EU starts to get to grips with the Digital Age - new data protection rules text agreed

Despite a lot of lobbying activity from "big data" the EU has managed to agree the text of a new data protection framework with new rules to come into force in 2018.

The previous directive was established in 1995 which is now a world away in terms of technology and data storage.

The key difference is that companies can be fined up to 4% of turnover for failing to comply and in particular for failing to keep personal data safe.

The chain of liability also extends beyond the data controller to any data processors and third parties involved. The significance of the latest hacks would be much greater and more financially punitive for those attacked and their suppliers if they had failed to adequately protect data.
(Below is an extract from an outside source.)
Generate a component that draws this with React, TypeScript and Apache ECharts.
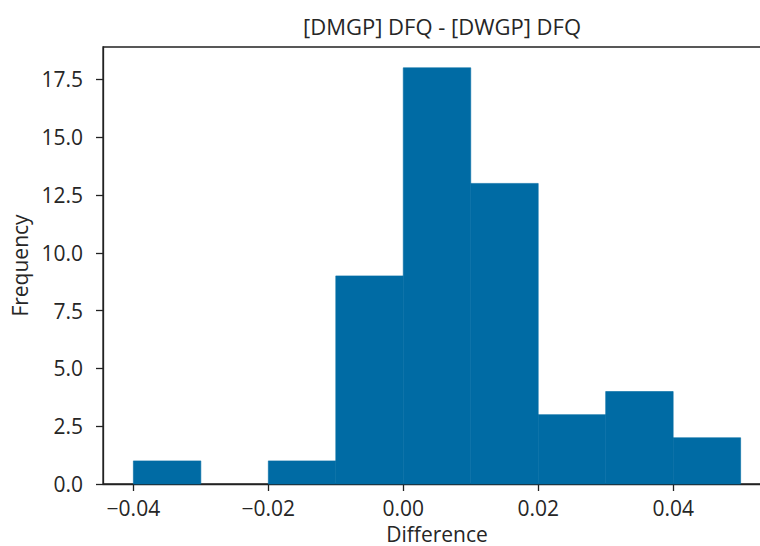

Other elements are the right to be forgotten (or erasure), the need for a data protection officer, the requirement to report breaches, parental consent for 13-16 year olds to use social media, a single supervisory authority and some rights regarding portability of content.

No doubt much will be lost in translation into local legislation and if the UK votes to exit the EU this will be rather irrelevant.

However hats off to MEP Jan Philipp Albrecht for guiding this through the European Parliament. It is far from perfect but does seem a reasonable attempt to bring legislation up to date with the Digital Age and force companies who harvest our data to take reasonable steps to protect it.